La plus importante de toutes les questions géopolitiques est celle de la ville, ou plus exactement celle des mutations qui la transforment en métropole.
Oubliez un instant les relations des grandes puissances, le rapprochement possible entre les États-Unis et la Russie et le probable affrontement entre États-Unis et Chine. Oubliez la peur de la dislocation de l’Union européenne et du terrorisme. Oubliez le choc des civilisations, ou leur alliance. Oubliez tous les événements qui furent en tête de l’agenda géopolitique l’année dernière – pas trop quand même car vous n’auriez plus de raison de nous lire… La plus importante de toutes les questions géopolitiques est celle de la ville, ou plus exactement celle des mutations qui la transforment en métropole, en ville mondiale ou en mégalopole – choisissez le terme que vous préférez et, dans le doute, consultez notre lexique page 13.
Des historiens l’ont pressenti. En 1970, Arnold Toynbee prédit dans Cities on the move l’émergence de la « ville-monde » qu’il appelle « oecoménopolis » et qu’il conçoit selon les schémas décrits par Jean Gottman : une mégalopole mondiale qui se répand dans l’espace jusqu’à couvrir la planète et à former un ensemble continu. Cinquante ans plus tôt, Oswald Spengler traçait un tableau particulièrement sombre de la ville mondiale, le lieu où les civilisations perdent leur allant. La vision de Toynbee est plus optimiste en apparence. La ville mondiale peut engendrer pense-t-il de nouveaux équilibres : une cité moins dense et plus aérée, de nouveaux modes de production, de nouvelles formes de gouvernance urbaine qui convergeront peut-être vers un gouvernement mondial.
On sent l’influence sur Toynbee des utopies urbaines et même des auteurs de science-fiction qui imaginaient des villes tentaculaires, organisées de façon rationnelle, à l’abri des aléas de la nature, autosuffisantes. Ces rêveries deviennent-elles réalité à l’heure de la mondialisation ? Les métropoles sont l’avenir, nous dit-on, elles se substitueront aux États-nations tentées par la fermeture et le conflit et permettront l’émergence d’une société ouverte donc, forcément, pacifique.
Ouverte peut-être, pacifique certainement pas.
Les villes mondiales sont en compétition pour ne pas dire en conflit. Contrairement à ce que rêvent les idéalistes, l’ouverture qui les caractérisent n’empêche pas l’affrontement, c’est même exactement l’inverse.
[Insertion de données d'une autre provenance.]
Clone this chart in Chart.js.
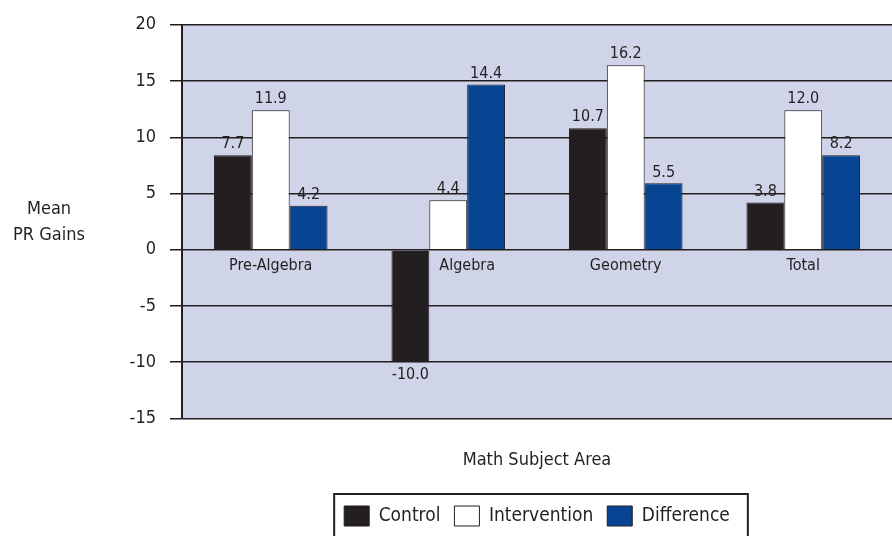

On ne déteste jamais vraiment bien que ses proches ! Il y a donc affrontement entre villes, mais aussi affrontement entre villes et territoires.
Si toute l’histoire est l’histoire de la ville comme le pensait Spengler, toute l’histoire est l’histoire des révoltes contre la ville, rébellion des Hilotes laconiens contre Sparte, jacqueries du Moyen Âge et des Temps modernes, soulèvement vendéen, insurrection chinoise des Taiping et jusqu’à la révolution maoïste. Aujourd’hui, l’antagonisme se déroule dans les urnes et oppose aux métropoles un Royaume-Uni, des États-Unis, une Autriche ou une France « périphériques » des campagnes et des villes moyennes. Cet affrontement est pacifique. Le sera-t-il partout et toujours ?
Si toute l’histoire est l’histoire de la ville, elle est aussi l’histoire des conflits urbains, des heurts entre plébéiens et patriciens à Rome, entre popolo minuto et popolo grasso dans les cités de la Renaissance italienne, entre faubourgs et beaux quartiers au XIXe siècle pour déboucher à notre époque sur le phénomène des « zones de non droit ». Aujourd’hui, l’émergence des cités mondiales doit tout à l’action d’un popolo grasso planétaire qui y trouve son intérêt et qui doit le faire partager ou l’imposer au popolo minuto.
Le rapport de force social est un rapport de force spatial ; en cela il est profondément géopolitique.